The new regulation, which can be compared with the statutes of the International Theological Commission (created in 1969), is set forth in 15 points. (1) The chief function of the Commission remains that “of rightly promoting biblical studies and of offering assistance to the magisterium of the Church in interpreting Scripture.” (2) Its president is “the Cardinal Prefect of the Sacred Congregation for the Doctrine of the Faith.” (3) The membership is limited to 20 scholars “from various schools and nations,” considered to be “outstanding for their learning, prudence and Catholic regard for the magisterium.” (4) They are appointed by the pope on the recommendation of the cardinal president, “after consultation with the episcopal conferences,” for five years, a term that may be renewed. (5) The secretary is appointed by the pope for five years; he is also named a consultor of the Congregation for the Doctrine of the Faith. (6) A plenary meeting of the Commission is to be convoked annually. (7) Subcommissions may be set up to study particular problems, and can consult “other experts, including non-Catholics.” (8) Consultation of the membership by letter is made possible. (9) The pope or the president designate the questions to be studied. These may be proposed by the Congregation for the Doctrine of the Faith, by the Synod of Bishops, the episcopal conferences, the Biblical Commission itself, or by Catholic universities and biblical societies. (10) Conclusions reached in plenary session are to be submitted to the pope for use by the Congregation for the Doctrine of the Faith.(11) This latter body may “publish with special mention of the Biblical Commission” instructions or decrees “which are the fruit of the scholarly investigation of the members.” (12) Relations with “institutions of biblical studies, both Catholic and non-Catholic,” are to be cultivated by the Commission. (13) Before new norms concerning Scripture are issued within the Church, the Commission is to be consulted. (14) The Commission continues to confer academic degrees in biblical studies, but its members do not, as such, conduct the examinations leading to these degrees, as formerly. (15) Finally, secrecy “in keeping with the character and importance” of its business is to govern its transactions.

It became known that a majority of the Commission was of the opinion that Scripture is not enough to exclude women from priesthood. In 1977 the first group of the Commission met for the last time. They dealt with the use of Scripture in the writings on liberation theology. No publication of texts followed. There was no plenary session in 1978 (nor for that matter in 1984, 1990, 1996 and 2001).

During that audience the Pontifical Biblical Commission submitted to Pope JOHN PAUL II its document The Interpretation of the Bible in the Church.
Why this new document? There have been, from different quarters, complaints about the scientific study of the Bible. Moreover, the historical-critical method is often attacked because of its so-called sterility; not seldom, it is said, doubt, if not unbelief, arises from its use.

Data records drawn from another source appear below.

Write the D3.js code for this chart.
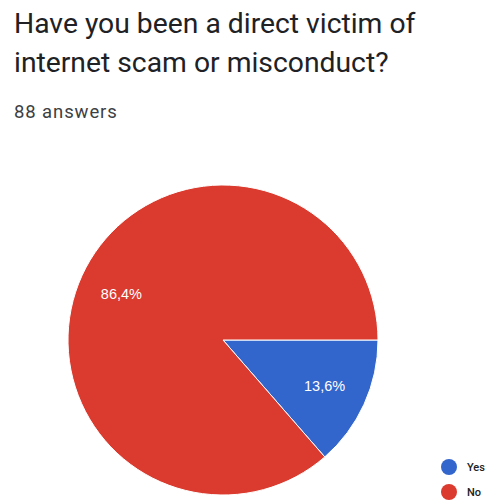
<!DOCTYPE html>
<html>
<head>
<meta charset="utf-8">
<script src="https://cdn.jsdelivr.net/npm/d3@7"></script>
<style>
  html, body { margin: 0; padding: 0; background: #fff; }
  svg { display: block; }
</style>
</head>
<body>
<div id="chart"></div>
<script>
// Survey answers
const categories = ["Yes", "No"];
const percentages = [13.6, 86.4];
const colors = ["#3366cc", "#db3a2e"];
const titleLines = ["Have you been a direct victim of", "internet scam or misconduct?"];
const subtitle = "88 answers";

const W = 492, H = 504;
const svg = d3.select("#chart").append("svg").attr("width", W).attr("height", H);

// Title and response count
svg.selectAll("text.title").data(titleLines).join("text")
  .attr("class", "title")
  .attr("x", 14)
  .attr("y", (d, i) => 33 + i * 39)
  .attr("font-family", "Roboto, 'Open Sans', sans-serif")
  .attr("font-size", 28.3)
  .attr("fill", "#202124")
  .text(d => d);

svg.append("text")
  .attr("x", 14).attr("y", 118)
  .attr("font-family", "Roboto, sans-serif")
  .attr("font-size", 18.5)
  .attr("letter-spacing", 0.9)
  .attr("fill", "#3c4043")
  .text(subtitle);

// Pie: first slice starts at 3 o'clock and runs clockwise
const cx = 223, cy = 340, r = 155;
const data = categories.map((c, i) => ({ label: c, value: percentages[i], color: colors[i] }));
const pie = d3.pie().value(d => d.value).sort(null)
  .startAngle(Math.PI / 2).endAngle(Math.PI / 2 + 2 * Math.PI);
const arcs = pie(data);
const arc = d3.arc().innerRadius(0).outerRadius(r);
const labelArc = d3.arc().innerRadius(r * 0.72).outerRadius(r * 0.72);

const g = svg.append("g").attr("transform", `translate(${cx},${cy})`);
g.selectAll("path").data(arcs).join("path")
  .attr("d", arc)
  .attr("fill", d => d.data.color)
  .attr("stroke", "#fff")
  .attr("stroke-width", 1);

const fmt = v => v.toFixed(1).replace(".", ",") + "%";
g.selectAll("text").data(arcs).join("text")
  .attr("transform", d => `translate(${labelArc.centroid(d)})`)
  .attr("text-anchor", "middle")
  .attr("dy", "0.35em")
  .attr("font-family", "Arial, 'Liberation Sans', sans-serif")
  .attr("font-size", 14.5)
  .attr("fill", "#fff")
  .text(d => fmt(d.data.value));

// Legend
const legend = svg.append("g").attr("transform", "translate(449,467)");
const items = legend.selectAll("g").data(data).join("g")
  .attr("transform", (d, i) => `translate(0,${i * 25})`);
items.append("circle").attr("r", 8).attr("fill", d => d.color);
items.append("text")
  .attr("x", 18).attr("dy", "0.35em")
  .attr("font-family", "Roboto, sans-serif")
  .attr("font-size", 11)
  .attr("font-weight", 500)
  .attr("fill", "#222")
  .text(d => d.label);
</script>
</body>
</html>
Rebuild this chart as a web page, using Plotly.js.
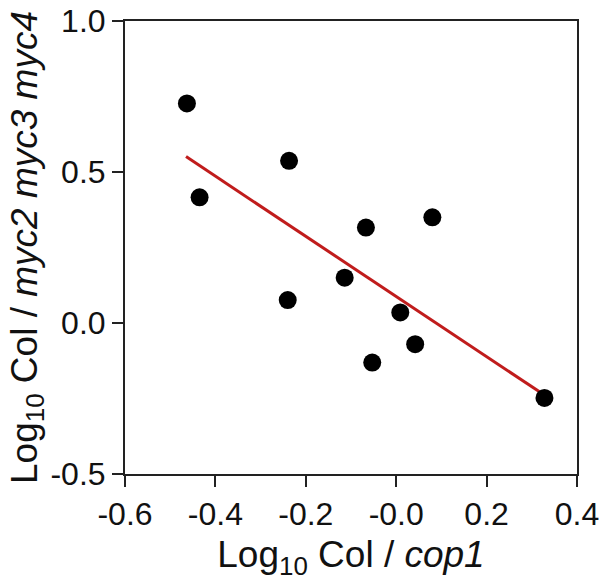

What about the new and seemingly more promising approaches? The Pontifical Biblical Commission was asked to reflect on this malaise.

In his address during the 1993 audience Pope John Paul II praised the document for the spirit of openness in which it was conceived, for its balance and moderation, for its stress on the fact that the biblical Word is at work speaking universally, in time and space, to all humanity. The reactions from both scholars and religious leaders, not only Catholics, underline the importance of this document.
In the sessions of 1994 and 1995 a new theme of discussion was brought forward: what does the Bible say about the universalism of salvation through Christ? Because of lack of time no final document could be achieved. The individual contributions, which had been updated after discussion in the plenary sessions, were brought together and presented to the Theological Commission.